Steven Moffat loosely adapted A Study in Scarlet into "A Study in Pink" as the first episode of the 2010 BBC television series Sherlock featuring Benedict Cumberbatch as a 21st-century Sherlock Holmes, and Martin Freeman as Dr Watson.[25] The adaptation retains many individual elements from the story, such as the scribbled "RACHE" and the two pills, and the killer's potentially fatal aneurysm (although it is located in his brain rather than his aorta). However, the entire backstory set in America is omitted, and the motivation of the killer is completely different. It also features Moriarty's presence. Also, the meeting of Holmes and Watson is adapted in the Victorian setting in the special "The Abominable Bride".

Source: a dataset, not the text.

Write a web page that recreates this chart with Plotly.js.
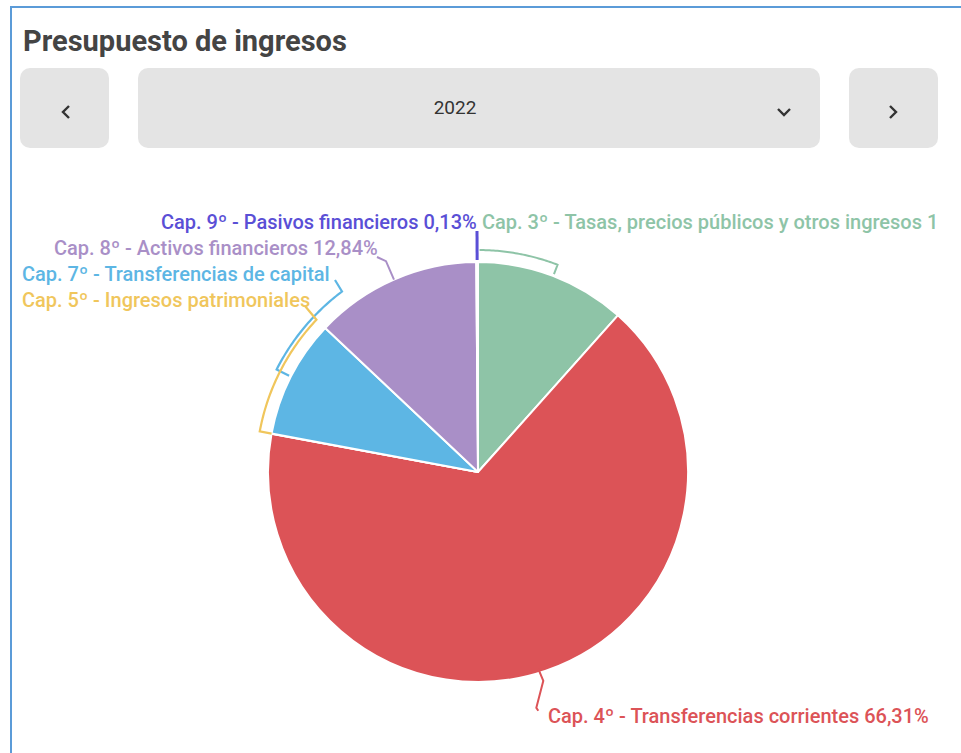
<!DOCTYPE html>
<html>
<head>
<meta charset="utf-8">
<script src="https://cdn.plot.ly/plotly-3.0.1.min.js"></script>
<style>
  html, body { margin:0; padding:0; background:#fff; width:961px; height:753px; overflow:hidden; font-family: Roboto, "Noto Sans", sans-serif; }
  #card { position:absolute; left:10px; top:6px; width:1000px; height:800px; border-left:2px solid #5b9bd8; border-top:2px solid #5b9bd8; }
  #title { position:absolute; left:23px; top:24px; font-size:29px; font-weight:700; color:#444; font-family: Roboto, sans-serif; }
  .btn { position:absolute; top:68px; height:80px; background:#e4e4e4; border-radius:10px; }
  #year { position:absolute; left:138px; width:682px; top:68px; height:80px; line-height:80px; text-align:center; font-size:19px; color:#333; font-family: Roboto, sans-serif; }
  #plot { position:absolute; left:0; top:0; width:940px; height:753px; overflow:hidden; }
</style>
</head>
<body>
<div id="card"></div>
<div id="title">Presupuesto de ingresos</div>
<div class="btn" style="left:20px;width:89px;"></div>
<div class="btn" style="left:138px;width:682px;"></div>
<div class="btn" style="left:849px;width:89px;"></div>
<div id="year"><span style="position:relative;left:-24px;">2022</span></div>
<svg style="position:absolute;left:0;top:0" width="961" height="200">
  <polyline points="69,106 63,112 69,118" fill="none" stroke="#333" stroke-width="2.4"/>
  <polyline points="890,106 896,112 890,118" fill="none" stroke="#333" stroke-width="2.4"/>
  <polyline points="778,109 784,115 790,109" fill="none" stroke="#333" stroke-width="2.4"/>
</svg>
<div id="plot"></div>
<script>
// ---- data ----
const categories = [
  'Cap. 3º - Tasas, precios públicos y otros ingresos',
  'Cap. 4º - Transferencias corrientes',
  'Cap. 5º - Ingresos patrimoniales',
  'Cap. 7º - Transferencias de capital',
  'Cap. 8º - Activos financieros',
  'Cap. 9º - Pasivos financieros'
];
const values = [11.60, 66.31, 0.02, 9.10, 12.84, 0.13];
// label texts as they appear on the chart (some are truncated in the original)
const labelTexts = [
  'Cap. 3º - Tasas, precios públicos y otros ingresos 1',
  'Cap. 4º - Transferencias corrientes 66,31%',
  'Cap. 5º - Ingresos patrimoniales',
  'Cap. 7º - Transferencias de capital',
  'Cap. 8º - Activos financieros 12,84%',
  'Cap. 9º - Pasivos financieros 0,13%'
];
const colors = ['#8ec4a7', '#dc5357', '#f0c65c', '#5db6e4', '#a98fc7', '#5a4fd6'];

// ---- geometry (pixels) ----
const W = 940, H = 753;
const cx = 478, cy = 472, R = 210;
const px = x => x / W;
const py = y => 1 - y / H;
function pt(angDeg, r) {
  const a = angDeg * Math.PI / 180;
  return [cx + r * Math.sin(a), cy - r * Math.cos(a)];
}
function pathFrom(points) {
  return points.map((p, i) => (i ? 'L' : 'M') + px(p[0]).toFixed(5) + ',' + py(p[1]).toFixed(5)).join(' ');
}
function arcPts(a1, a2, r) {
  const n = 40, out = [];
  for (let i = 0; i <= n; i++) out.push(pt(a1 + (a2 - a1) * i / n, r));
  return out;
}

const total = values.reduce((s, v) => s + v, 0);
const starts = [], ends = [];
let acc = 0;
values.forEach(v => { starts.push(acc / total * 360); acc += v; ends.push(acc / total * 360); });
const mids = starts.map((s, i) => (s + ends[i]) / 2);

const shapes = [];
function line(points, color, w) {
  shapes.push({type: 'path', xref: 'paper', yref: 'paper', path: pathFrom(points),
    line: {color: color, width: w || 2}, fillcolor: 'rgba(0,0,0,0)'});
}
// Cap 9 leader (vertical)
line([pt(mids[5], 212), pt(mids[5], 241)], colors[5], 3);
// Cap 3 bracket
line(arcPts(0.4, 21, 222).concat([pt(21, 212)]), colors[0], 2);
// Cap 8 leader
line([pt(mids[4], 210), pt(mids[4], 230), [377, 257]], colors[4], 2);
// Cap 7 bracket
line([[335, 280]].concat(arcPts(323, 297, 226)).concat([pt(297, 212)]), colors[3], 2.2);
// Cap 5 bracket (spans the Cap 7 slice)
line([[305, 306]].concat(arcPts(ends[3], starts[3], 222)).concat([pt(starts[3], 210)]), colors[2], 2.2);
// Cap 4 leader
const r0 = pt(mids[1], 208);
line([[r0[0] - 7, r0[1]], [r0[0] - 2, r0[1] + 12], [r0[0] - 9, r0[1] + 39], [r0[0] - 7, r0[1] + 42]], colors[1], 2);

// ---- labels ----
const labelPos = [
  {x: 480, y: 222, anchor: 'left'},
  {x: 546, y: 716, anchor: 'left'},
  {x: 20, y: 300, anchor: 'left'},
  {x: 20, y: 274, anchor: 'left'},
  {x: 52, y: 248, anchor: 'left'},
  {x: 479, y: 222, anchor: 'right'}
];
const annotations = labelTexts.map((t, i) => ({
  xref: 'paper', yref: 'paper',
  x: px(labelPos[i].x), y: py(labelPos[i].y),
  xanchor: labelPos[i].anchor, yanchor: 'middle',
  text: t,
  showarrow: false,
  font: {family: 'Roboto, sans-serif', size: 20, weight: 500, color: colors[i]}
}));

const trace = {
  type: 'pie',
  labels: categories,
  values: values,
  sort: false,
  direction: 'clockwise',
  rotation: 0,
  textinfo: 'none',
  hoverinfo: 'none',
  marker: {colors: colors, line: {color: '#ffffff', width: 2}},
  domain: {x: [px(cx - R), px(cx + R)], y: [py(cy + R), py(cy - R)]},
  showlegend: false
};

Plotly.newPlot('plot', [trace], {
  width: W, height: H,
  margin: {l: 0, r: 0, t: 0, b: 0},
  paper_bgcolor: 'rgba(0,0,0,0)',
  plot_bgcolor: 'rgba(0,0,0,0)',
  showlegend: false,
  shapes: shapes,
  annotations: annotations
}, {staticPlot: true, displayModeBar: false});
</script>
</body>
</html>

"The Deductionist", an episode of Elementary, contains many elements of Hope's case, including the motivation of revenge. The story was more closely adapted in the season 4 episode, "A Study in Charlotte."

"The First Adventure", the first episode of the 2014 NHK puppetry series Sherlock Holmes, is loosely based on A Study in Scarlet and "The Adventure of the Six Napoleons". In it, Holmes, Watson and Lestrade are pupils at a fictional boarding school called Beeton School. They find out that a pupil called Jefferson Hope has taken revenge on Enoch Drebber and Joseph Stangerson for stealing his watch. "Scarlet Story", the series' opening theme tune, is named after the novel.[26] The name of "Beeton School" is partially inspired by Beeton's Christmas Annual.[27]

Other media

A Study in Scarlet was illustrated by Seymour Moskowitz for Classics Illustrated comics in 1953. It was also adapted to graphic novel form by Innovation Publishing in 1969 (adapted by James Stenstrum and illustrated by Noly Panaligan) by Sterling Publishing in 2010 (adapted by Ian Edginton and illustrated by I. N. J. Culbard) and by Hakon Holm Publishing in 2013 (illustrated by Nis Jessen).[28]

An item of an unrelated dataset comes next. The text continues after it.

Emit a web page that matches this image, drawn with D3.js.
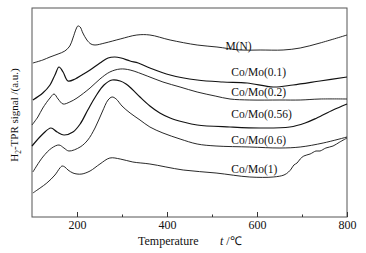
<!DOCTYPE html>
<html>
<head>
<meta charset="utf-8">
<script src="https://cdn.jsdelivr.net/npm/d3@7"></script>
<style>
  body { margin: 0; background: #fff; }
  svg text { font-family: "Liberation Serif", "Times New Roman", serif; fill: #111; }
</style>
</head>
<body>
<div id="chart"></div>
<script>
// temperature (°C) and signal (a.u.), one pair of arrays per sample
const tMN = [102,124,140,158,173,184,191,198,202,207,213,222,231,240,262,296,333,362,407,467,511,562,607,658,696,740,800];
const sMN = [154,157,160,163,166,171,179,188,191,190,184,177,173,172,174,178,182,182,177,172,170,167,167,167,169,174,182];

const t01 = [102,124,140,151,160,169,180,196,211,229,251,269,284,298,318,336,362,407,467,524,578,636,680,740,800];
const s01 = [117,124,132,142,150,145,136,138,142,147,154,159,160,159,156,154,149,142,137,135,134,130,132,136,140];

const t02 = [100,113,124,140,149,158,169,184,200,229,251,273,296,318,356,391,429,467,507,540,584,651,696,740,800];
const s02 = [92,100,109,119,123,118,113,115,119,129,138,145,148,147,141,135,130,125,121,118,117,117,117,118,118];

const t056 = [100,124,142,156,171,191,207,224,242,260,278,296,309,322,340,362,384,407,436,467,540,607,673,707,733,769,800];
const s056 = [71,83,89,85,82,85,93,107,121,132,137,136,133,128,120,111,104,99,95,92,90,89,90,94,99,107,113];

const t06 = [102,124,144,160,171,182,207,224,240,256,269,278,287,300,318,340,362,391,429,467,509,584,651,696,747,800];
const s06 = [45,60,69,72,69,66,70,77,89,105,117,120,118,111,104,97,90,84,78,73,71,70,69,70,74,80];

const t1 = [102,118,133,151,162,167,173,180,191,200,211,229,251,273,296,324,362,436,509,584,636,660,670,676,682,689,696,704,718,731,740,753,769,784,800];
const s1 = [24,29,34,42,49,51,50,47,44,43,43,46,53,59,58,55,53,47,44,40,40,42,45,48,52,54,58,61,63,66,66,69,71,75,79];

const seriesNames = ["M(N)", "Co/Mo(0.1)", "Co/Mo(0.2)", "Co/Mo(0.56)", "Co/Mo(0.6)", "Co/Mo(1)"];
const majorTicks = [200, 400, 600, 800];
const minorTicks = [300, 500, 700];

const series = [
  { name: seriesNames[0], t: tMN, s: sMN },
  { name: seriesNames[1], t: t01, s: s01 },
  { name: seriesNames[2], t: t02, s: s02 },
  { name: seriesNames[3], t: t056, s: s056 },
  { name: seriesNames[4], t: t06, s: s06 },
  { name: seriesNames[5], t: t1, s: s1 }
];

// label placement (temperature, signal at baseline) and line weight
const labelPos = [[530, 167], [543, 141], [543, 121], [543, 99], [543, 73], [543, 44]];
const strokeW = [0.9, 1.2, 0.9, 1.2, 0.9, 0.9];

const W = 366, H = 253;
const margin = { top: 8, right: 19, bottom: 36, left: 32 };
const width = W - margin.left - margin.right;
const height = H - margin.top - margin.bottom;

const svg = d3.select("#chart").append("svg")
    .attr("width", W)
    .attr("height", H);

const g = svg.append("g")
    .attr("transform", `translate(${margin.left},${margin.top})`);

const x = d3.scaleLinear().domain([100, 800]).range([0, width]);
const y = d3.scaleLinear().domain([0, 209]).range([height, 0]);

// frame
g.append("rect")
    .attr("width", width)
    .attr("height", height)
    .attr("fill", "none")
    .attr("stroke", "#555")
    .attr("stroke-width", 1);

// major ticks, pointing inward
const ax = g.append("g")
    .attr("transform", `translate(0,${height})`)
    .call(d3.axisBottom(x).tickValues(majorTicks).tickSizeInner(-5).tickSizeOuter(0).tickPadding(3));
ax.select(".domain").remove();
ax.selectAll("line").attr("stroke", "#333");
ax.selectAll("text")
    .style("font-size", "12px")
    .style("font-family", '"Liberation Serif", serif')
    .attr("fill", "#111");

// minor ticks
const axm = g.append("g")
    .attr("transform", `translate(0,${height})`)
    .call(d3.axisBottom(x).tickValues(minorTicks).tickSize(-2.5).tickFormat(""));
axm.select(".domain").remove();
axm.selectAll("line").attr("stroke", "#333");

const line = d3.line()
    .x(d => x(d[0]))
    .y(d => y(d[1]))
    .curve(d3.curveCatmullRom.alpha(0.5));

series.forEach((sr, i) => {
    const pts = sr.t.map((t, k) => [t, sr.s[k]]);
    g.append("path")
        .datum(pts)
        .attr("fill", "none")
        .attr("stroke", "#111")
        .attr("stroke-width", strokeW[i])
        .attr("d", line);

    g.append("text")
        .attr("x", x(labelPos[i][0]))
        .attr("y", y(labelPos[i][1]))
        .style("font-size", "11.5px")
        .text(sr.name);
});

// x title
const xt = svg.append("text")
    .attr("x", 138)
    .attr("y", 245)
    .style("font-size", "12px");
xt.append("tspan").text("Temperature");
xt.append("tspan").attr("x", 220).style("font-style", "italic").text("t");
xt.append("tspan").text(" /℃");

// y title
const yt = svg.append("text")
    .attr("transform", "translate(18,115) rotate(-90)")
    .attr("text-anchor", "middle")
    .style("font-size", "11px");
yt.append("tspan").text("H");
yt.append("tspan").attr("dy", 3).style("font-size", "7.5px").text("2");
yt.append("tspan").attr("dy", -3).text("-TPR signal /(a.u.)");
</script>
</body>
</html>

In 2014, A Study in Scarlet was adapted again for the stage by Greg Freeman, Lila Whelan and Annabelle Brown for Tacit Theatre.[29] The production premiered at Southwark Playhouse in London in March 2014.[30]

In February 2019, a new adaptation of "A Study in Scarlet" was staged at DM Performance Works at the Factory in Nuremberg, PA. It was adapted by Bill Amos under the title "Sherlock Holmes and the Scarlet Avenger".[31]

In June 2022, Pitlochry Festival Theatre will produce a brand-new adaptation by playwright and actor Lesley Hart. "Sherlock Holmes; A Study in Lipstick, Ketchup and Blood" performed in an outdoor amphitheater by two performers.[32]